Googling around I have found that Perl CPAN has the HTML::FromANSI module. Also, this module installs ansi2html which accepts input from stdin.

ls --color | ansi2html -p > my_web_page.html

ls --color | ansi2html > my_snpipet_code-no_header-footer.html

But I prefer the default output from ansi2html.sh from pixelbeat

Unfortunately the ls --color get properly converted to HTML but the git one not. No matter which script I use. Could it be bacause the color is defined in the config as color.ui=auto?

git diff HEAD master -- ensembl/sql/CVS/Tag | ansi2html -p > ~/public_html/htdocs_dev/diff1.html

git diff HEAD master -- ensembl/sql/CVS/Tag | ansi2html.sh --bg=dark > ~/public_html/htdocs_dev/diff2.html

[UPDATE]
Yes! the problem would be that I have in the configuration color.ui=auto because explicitly having --color in the command make it work:

$ git diff --color HEAD master -- ensembl/sql/CVS/Tag | ansi2html.sh --bg=dark > ~/public_html/htdocs_dev/diff3.html

Sunday, 16 January 2011

Managing script options: Getopt-Long-Descriptive

I use GetOpt::Long for all my scripts, and as many other people I have my own methods to handle some logic for many of the standard options that my scripts have (-verbose -debug -test -run -in_file -out_file -bsub, etc...). Things get complicated when you check if your script has the right options, some times there are incompatible options, or alternative ones, or if you pass -test, many mandatory options are not mandatory anymore.
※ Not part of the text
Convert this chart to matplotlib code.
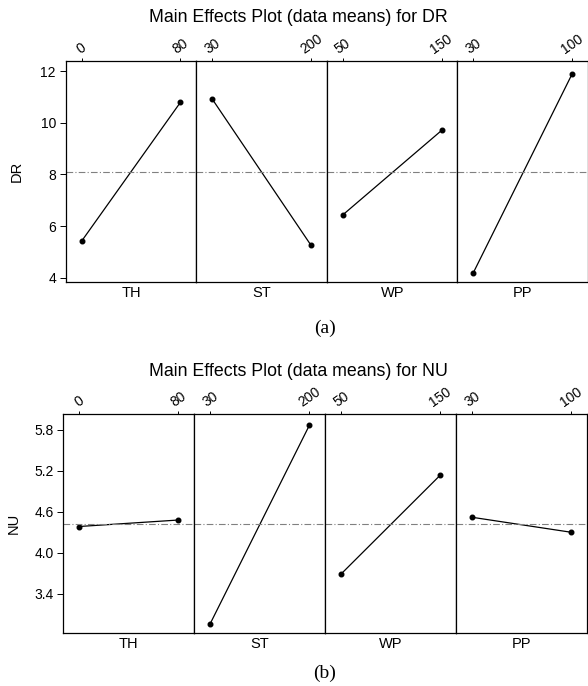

And also you need to provide the right message for each scenario and write the usage message.

Today reading the code of the WWW::PivotalTracker::Command Perl module I have seen that it uses Getopt::Long::Descriptive. This is right away the module that I was looking for. It implements the 'one of these', 'required', etc.., and also writes the usage automatically for you. I have not tried it yet but I will give it a try this week. Any comments about other users experiences would be welcome.

PivotalTracker perl module

I like XP and Agile programming style. And I am very fond of day and week to-do lists to mark project goals achievements. I have recently started to use PivotalTraker for managing my projects tasks and recod completion velocity and I am very happy with it. I use it as a companion to the workplace Jira (old version with no extensions so a very handicaped Jira.). Therefore I am using PivotalTraker as a pseudo jira extension ( when I finish a week I export the stories to CSV and paste into Jira).

I love the approach of PivotalTraker and also is good that it is easy to import/export data. Also it has perl bindings to its API: WWW-PivotalTracker . I will try it soon.